A Winchester burglar has been given one last chance to get his life on track by a crown court judge.

Peter Evans, 43, of Stanmore Lane, Stanmore, pleaded guilty to raiding a house on the same street on July 23.

Judge Andrew Barnett gave him three months to sort himself out or face a prison stretch when he appeared at Winchester Crown Court.

He said he was taking a "tremendous risk" by deferring sentencing on Evans until November 12.

Judge Barnett told Evans: "I am taking a fairly exceptional course. During that three months I want you to keep out of trouble because if you commit any further offences you will be referred to me and go to prison."

The court heard that Evans had an extensive record for burglary and also had a drink problem which he has been ordered to address.

Before the burglary in July he had been succeeding in putting his criminal past behind him.

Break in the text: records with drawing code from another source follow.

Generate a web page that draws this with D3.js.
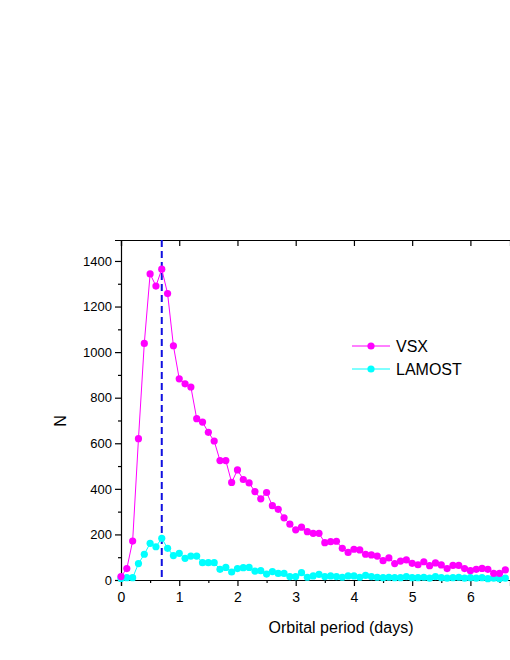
<!DOCTYPE html>
<html><head><meta charset="utf-8">
<script src="https://cdn.jsdelivr.net/npm/d3@7"></script>
<style>body{margin:0;background:#fff}text{font-family:Arial,"Liberation Sans",sans-serif}</style>
</head><body>
<svg id="c" width="510" height="660"></svg>
<script>
// period bins (days), step 0.1
var periods = d3.range(0, 67).map(function(i){ return +(i*0.1).toFixed(1); });
var vsx = [15,50,171,620,1038,1343,1290,1364,1257,1028,883,861,847,708,693,648,610,524,524,428,
  483,441,426,388,356,384,326,310,273,245,220,232,212,205,205,164,168,170,139,121,
  135,132,113,110,105,85,97,72,83,88,73,67,80,63,75,66,50,64,64,50,
  41,47,51,47,29,29,44];
var lamost = [7,10,10,72,113,161,146,183,139,107,117,95,105,105,76,76,76,47,55,35,
  50,54,55,39,41,26,37,29,29,15,15,32,12,18,25,15,18,15,12,18,
  18,12,20,15,12,10,12,10,10,15,10,10,12,8,15,10,8,10,12,8,
  10,8,10,6,8,6,8];
var yTicks = [0,200,400,600,800,1000,1200,1400];
var xTicks = [0,1,2,3,4,5,6];
var peakPeriod = 0.7;

var svg = d3.select('#c');
var L=121, R=510, T=240, B=580;
var x = d3.scaleLinear().domain([0,6.68]).range([L,R]);
var y = d3.scaleLinear().domain([0,1492]).range([B,T]);

var g = svg.append('g');
g.append('g').attr('transform','translate(0,'+B+')')
  .call(d3.axisBottom(x).tickValues(xTicks).tickSize(6).tickFormat(d3.format('d')))
  .call(function(a){a.selectAll('text').attr('font-size',14).attr('dy','0.9em');});
g.append('g').attr('transform','translate(0,'+B+')')
  .call(d3.axisBottom(x).tickValues(d3.range(0.5,6.6,1)).tickSize(3).tickFormat(''))
  .call(function(a){a.select('.domain').remove();});
g.append('g').attr('transform','translate('+L+',0)')
  .call(d3.axisLeft(y).tickValues(yTicks).tickSize(6).tickFormat(d3.format('d')))
  .call(function(a){a.selectAll('text').attr('font-size',13);});
g.append('g').attr('transform','translate('+L+',0)')
  .call(d3.axisLeft(y).tickValues(d3.range(100,1500,200)).tickSize(3).tickFormat(''))
  .call(function(a){a.select('.domain').remove();});
g.append('g').attr('transform','translate(0,'+T+')')
  .call(d3.axisBottom(x).tickValues(xTicks).tickSize(6).tickFormat(''));
g.selectAll('.domain,.tick line').attr('stroke','#000').attr('stroke-width',1.2);
g.selectAll('.tick text').attr('fill','#000');

svg.append('line').attr('x1',x(peakPeriod)).attr('x2',x(peakPeriod)).attr('y1',T).attr('y2',B)
  .attr('stroke','#1010e0').attr('stroke-width',2).attr('stroke-dasharray','7,4');

function series(data,color){
  var line = d3.line().x(function(d,i){return x(periods[i]);}).y(function(d){return y(d);});
  svg.append('path').datum(data).attr('d',line).attr('fill','none').attr('stroke',color).attr('stroke-width',1);
  svg.append('g').selectAll('circle').data(data).enter().append('circle')
    .attr('cx',function(d,i){return x(periods[i]);}).attr('cy',function(d){return y(d);})
    .attr('r',3.6).attr('fill',color);
}
series(lamost,'#00ffff');
series(vsx,'#ff00ff');

var leg = [['VSX','#ff00ff',346],['LAMOST','#00ffff',369]];
leg.forEach(function(l){
  svg.append('line').attr('x1',352).attr('x2',390).attr('y1',l[2]).attr('y2',l[2]).attr('stroke',l[1]);
  svg.append('circle').attr('cx',371).attr('cy',l[2]).attr('r',3.6).attr('fill',l[1]);
  svg.append('text').attr('x',396).attr('y',l[2]+6).attr('font-size',16).text(l[0]);
});

svg.append('text').attr('x',341).attr('y',633).attr('text-anchor','middle').attr('font-size',16).text('Orbital period (days)');
svg.append('text').attr('transform','translate(66,421) rotate(-90)').attr('text-anchor','middle').attr('font-size',16).text('N');
</script>
</body></html>
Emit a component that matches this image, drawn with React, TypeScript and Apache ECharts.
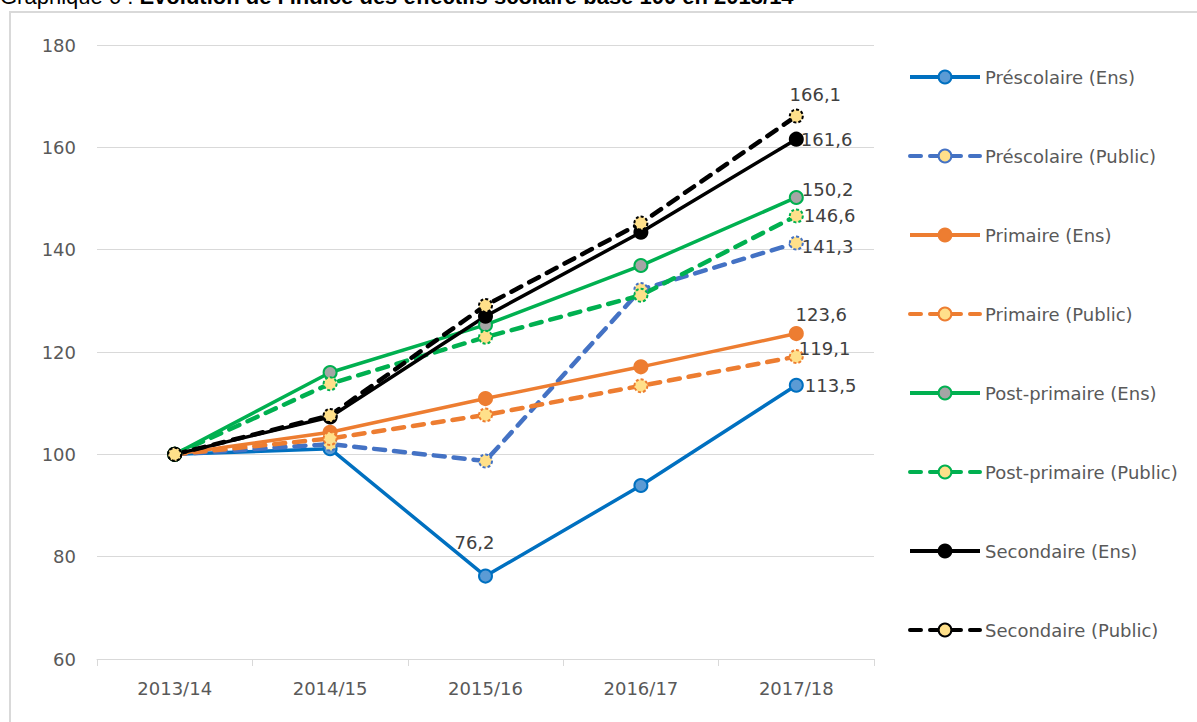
import React, { useEffect, useRef } from "react";
import * as echarts from "echarts";

const categories = ["2013/14", "2014/15", "2015/16", "2016/17", "2017/18"];
const seriesNames = [
  "Préscolaire (Ens)",
  "Préscolaire (Public)",
  "Primaire (Ens)",
  "Primaire (Public)",
  "Post-primaire (Ens)",
  "Post-primaire (Public)",
  "Secondaire (Ens)",
  "Secondaire (Public)",
];
const prescolaireEns = [100, 101.1, 76.2, 93.9, 113.5];
const prescolairePublic = [100, 102.0, 98.7, 132.2, 141.3];
const primaireEns = [100, 104.3, 110.9, 117.1, 123.6];
const primairePublic = [100, 103.1, 107.7, 113.4, 119.1];
const postPrimaireEns = [100, 116.0, 125.3, 136.9, 150.2];
const postPrimairePublic = [100, 113.8, 122.9, 131.1, 146.6];
const secondaireEns = [100, 107.3, 127.0, 143.4, 161.6];
const secondairePublic = [100, 107.6, 129.1, 145.2, 166.1];
const yTicks = { min: 60, max: 180, interval: 20 };

const FONT = "DejaVu Sans";
const YELLOW = "#FFE08A";

const fmt = (v: number) => v.toFixed(1).replace(".", ",");

type LabelSpec = { index: number; position: string; offset: number[] };

function buildData(values: number[], labels: LabelSpec[]) {
  return values.map((v, i) => {
    const l = labels.find((x) => x.index === i);
    if (!l) return { value: v };
    return {
      value: v,
      label: {
        show: true,
        position: l.position,
        offset: l.offset,
        formatter: (p: any) => fmt(p.value),
        color: "#404040",
        fontSize: 18,
        fontFamily: FONT,
      },
    };
  });
}

function makeSeries(
  name: string,
  values: number[],
  color: string,
  dashed: boolean,
  fill: string,
  width: number,
  labels: LabelSpec[]
) {
  return {
    name,
    type: "line",
    data: buildData(values, labels),
    symbol: "circle",
    symbolSize: 13,
    lineStyle: {
      color,
      width,
      type: dashed ? [11, 9] : "solid",
      cap: dashed ? "round" : "butt",
    },
    itemStyle: {
      color: fill,
      borderColor: color,
      borderWidth: 2,
      borderType: dashed ? [3, 2] : "solid",
    },
    emphasis: { disabled: true },
  };
}

export default function App() {
  const ref = useRef<HTMLDivElement>(null);
  useEffect(() => {
    if (!ref.current) return;
    const chart = echarts.init(ref.current, undefined, { renderer: "svg" });
    const series = [
      makeSeries(seriesNames[0], prescolaireEns, "#0070C0", false, "#5B9BD5", 3.5, [
        { index: 2, position: "top", offset: [-11, -12] },
        { index: 4, position: "right", offset: [-4, 0] },
      ]),
      makeSeries(seriesNames[1], prescolairePublic, "#4472C4", true, YELLOW, 4.5, [
        { index: 4, position: "right", offset: [-7, 3] },
      ]),
      makeSeries(seriesNames[2], primaireEns, "#ED7D31", false, "#ED7D31", 3.5, [
        { index: 4, position: "top", offset: [25, 2] },
      ]),
      makeSeries(seriesNames[3], primairePublic, "#ED7D31", true, YELLOW, 4.5, [
        { index: 4, position: "right", offset: [-10, -8] },
      ]),
      makeSeries(seriesNames[4], postPrimaireEns, "#00B050", false, "#A5A5A5", 3.5, [
        { index: 4, position: "right", offset: [-7, -8] },
      ]),
      makeSeries(seriesNames[5], postPrimairePublic, "#00B050", true, YELLOW, 4.5, [
        { index: 4, position: "right", offset: [-5, 0] },
      ]),
      makeSeries(seriesNames[6], secondaireEns, "#000000", false, "#000000", 3.5, [
        { index: 4, position: "right", offset: [-8, 0] },
      ]),
      makeSeries(seriesNames[7], secondairePublic, "#000000", true, YELLOW, 4.5, [
        { index: 4, position: "top", offset: [19, 0] },
      ]),
    ];
    chart.setOption({
      animation: false,
      backgroundColor: "#ffffff",
      graphic: [
        {
          type: "rect",
          z: -1,
          shape: { x: 10, y: 12, width: 1200, height: 720 },
          style: { fill: "#ffffff", stroke: "#d9d9d9", lineWidth: 2 },
          silent: true,
        },
        {
          type: "text",
          x: 0,
          y: -15,
          style: {
            text: "{a|Graphique 6 : }{b|Evolution de l’indice des effectifs scolaire base 100 en 2013/14}",
            rich: {
              a: { fontFamily: "Liberation Sans", fontSize: 22, fontWeight: "normal", fill: "#000" },
              b: { fontFamily: "Liberation Sans", fontSize: 22, fontWeight: "bold", fill: "#000" },
            },
            verticalAlign: "top",
          },
          silent: true,
        },
      ],
      grid: { left: 97, top: 45, width: 777, height: 614, containLabel: false },
      xAxis: {
        type: "category",
        data: categories,
        boundaryGap: true,
        axisLine: { lineStyle: { color: "#d9d9d9", width: 1 } },
        axisTick: { show: true, length: 7, lineStyle: { color: "#d9d9d9" } },
        axisLabel: { color: "#595959", fontSize: 18, fontFamily: FONT, margin: 20 },
      },
      yAxis: {
        type: "value",
        min: yTicks.min,
        max: yTicks.max,
        interval: yTicks.interval,
        axisLine: { show: false },
        axisTick: { show: false },
        axisLabel: { color: "#595959", fontSize: 18, fontFamily: FONT, margin: 21 },
        splitLine: { lineStyle: { color: "#d9d9d9", width: 1 } },
      },
      legend: {
        orient: "vertical",
        left: 908,
        top: 68,
        padding: 0,
        itemWidth: 70,
        itemHeight: 16,
        itemGap: 61,
        data: seriesNames,
        lineStyle: { width: 4 },
        textStyle: { color: "#595959", fontSize: 18, fontFamily: FONT },
      },
      series,
    });
    return () => chart.dispose();
  }, []);
  return (
    <div
      ref={ref}
      style={{ position: "absolute", left: 0, top: 0, width: 1197, height: 722 }}
    />
  );
}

While in prison in Wales in the late-1990s, he struck up a relationship with a Winchester woman. After starting off as pen-pals, she began visiting Evans in jail and he moved to Winchester to live with her and her two children upon his release.

The court heard that he immersed himself in family life until he fell off a ladder in February this year and could not work for three months.

Defending, Rachel Robertson said: "That had the effect of leading him back to drinking with some ferocity and he found himself in a downward spiral."

Giving Evans one final lifeline, Judge Barnett said: "I suggest you go back to her and continue to make the progress you seemed to be since 1999."

The Judge was told that at about 4.30pm on July 23, the owners of a property in Stanmore Lane returned home to find their back door had been forced open and a trail of blood through the house.

A green army kit bag, a PlayStation 2, a DVD player, alcohol and perfume had been stolen.

About two hours later PC Tim O'Brien, of Winchester police station, found Evans lying drunk in bushes in the parkbehind Somers Close, Stanmore.

He was surrounded by items stolen in the burglary, which he later admitted taking.